The company's prior year financial results included unique charges related to refinancing expenses and non-cash impairment charges.  Excluding these items, the company's adjusted earnings per diluted share would have been US$0.15 for the third quarter 2012 and US$0.59 for the nine months ended September 30, 2012.
 
"Our consolidated operating income increased 64% to US$113 million for the third quarter 2013, as compared to the second quarter of this year," said chief executive officer Mark Millett.  "Stronger steel sheet pricing combined with increased overall steel shipments, provided significant improvement to our third quarter financial results, as operating income from our steel operations sequentially increased US$61 million.  We continued to see meaningful improvement in galvanized and painted sheet product demand.  The automotive market remained strong and the steel consuming manufacturing market, such as HVAC and appliance, rose in concert with the improved residential construction market.  Although volumes have increased, customer buying patterns continue to reflect a preference to manage relatively low inventory levels.  Additionally, the continued modest growth in the overall construction market benefited our structural steel and fabrication businesses, as evidenced by sequentially higher shipments and profitability.
 
"Operating income for our metals recycling operations decreased 29% to US$11 million in the third quarter 2013, as compared to the second quarter of this year, which was the result of decreased ferrous metal spread, as increased ferrous volume did not offset the decline in market prices.  Profitability from our Midwest operations was actually slightly improved; however the continued industry overcapacity of shredding locations in the Southeast resulted in deterioration in earnings for those locations."  
 
Third Quarter Review
Third quarter 2013 shipments across the company's operating platforms increased as compared to the sequential quarter. Operating income for the company's steel operations increased to US$149 million, or 69% as compared to the second quarter 2013, primarily due to an increase in metal spread as a result of both higher average steel selling prices and a nominal decrease in the average scrap cost per ton melted.
 
The company's steel mill production utilization rate was 89% in the third quarter 2013, compared to 83% in the second quarter of 2013.  The Structural and Rail Division continued to improve production utilization as structural steel shipments increased 17% over the sequential quarter.

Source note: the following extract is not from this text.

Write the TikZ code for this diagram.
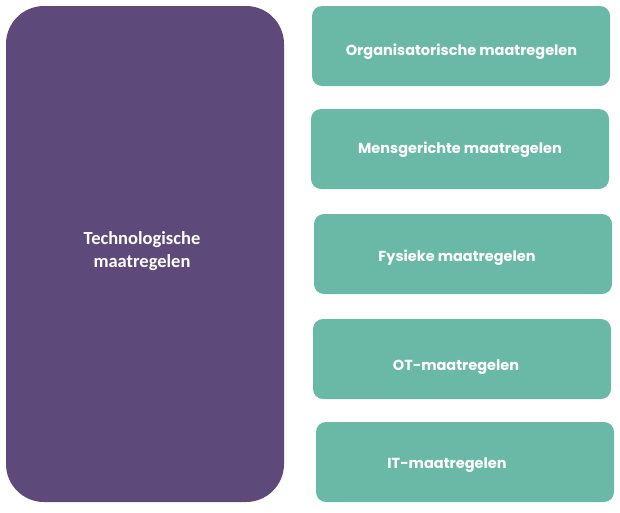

The average selling price per ton for the company's steel operations increased US$13 to US$794 in the third quarter 2013, and the average ferrous scrap cost per ton melted decreased US$5 per ton.  Operating income attributable to the company's steel sheet operations increased 92% as compared to the sequential quarter and earnings from long product operations increased 46%. 
 
Sequential operating income for the company's metals recycling operations decreased in the third quarter of 2013 to US$11 million, as compared toUS$16 million.  Reduced earnings were the result of decreased average ferrous metal spreads in the third quarter, which more than offset the benefit of a ten% increase in volume.  Generally, sequential earnings associated with nonferrous materials improved modestly during the third quarter as volume increased four% and margins increased slightly.
 
The impact of losses from the company's Minnesota operations for third quarter 2013 consolidated net income was US$10.6 million, or US$0.04 per diluted share, as compared to a loss of US$9.3 million, or US$0.04 per diluted share in the second quarter 2013.  The iron concentrate plant continues to operate as designed, providing raw material to the iron nugget plant at a cash cost below US$50 per metric ton.  As noted in the company's recent earnings guidance, production rates and plant availability at the iron nugget plant improved during the quarter, meeting current expectations.  However, at higher production rates, product yield has unexpectedly deteriorated.  Given the increase in costs related to the unforeseen yield impact and current pig iron prices, profitability related to the Minnesota operations is expected to approach a monthly cash  breakeven before the end of 2013, but not to achieve pre-tax breakeven in that same timeframe.  Having achieved near-term production targets, the focus is now to reduce the overall cost of production. 
 
Year to Date Comparison
Consolidated net sales were lower for the nine months ended 30 September 2013, at US$5.5 billion, compared to US$5.6 billion for the same period in 2012, as a result of lower average steel product pricing combined with both lower product pricing and decreased volumes in the company's metals recycling operations.  Consolidated operating income decreased US$18 million, or 6%, as declines in average steel prices more than offset the benefit of reduced scrap costs in the company's steel operations. 
 
The average selling price per ton shipped for the company's steel operations in the nine months ended 30 September 2013 was US$788, a decrease of US$59 per ton as compared to the same period in 2012. The average ferrous cost per ton melted was US$38 lower than the comparative 2012 period.
 
Outlook
“We are optimistic, as the demand for high-quality steel products continues to improve,” Millett said.  "The automotive market remains strong, and manufactured goods continue to strengthen.  We remain cautiously optimistic about the nonresidential construction market, as evidence of increased demand is shown by improved shipments of our structural and fabricated steel products.  However, we recognize the political environment within the U.S. concerning fiscal issues could have a limiting or negative impact on any continued improvement if not resolved in a timely manner.  In addition to improved market momentum, we are on schedule to complete two more sizable organic growth projects before the end of 2013:  a 325,000 ton capacity expansion at our Engineered Bar Products Division and a product capability expansion into premium rail at our Structural and Rail Division.  We are confident that with our exceptional team, and our superior, low-cost operating culture, we are uniquely prepared to capitalize on the opportunities ahead."
 
 
Steel Dynamics, Inc. is one of the largest domestic steel producers and metals recyclers in the United States based on estimated annual steelmaking and metals recycling capability, with annual sales of US$7.3 billion in 2012, over 6,700 employees, and manufacturing facilities primarily located throughout the United States (including five steel mills, six steel processing facilities, two iron production facilities, over 90 metals recycling locations and six steel fabrication plants).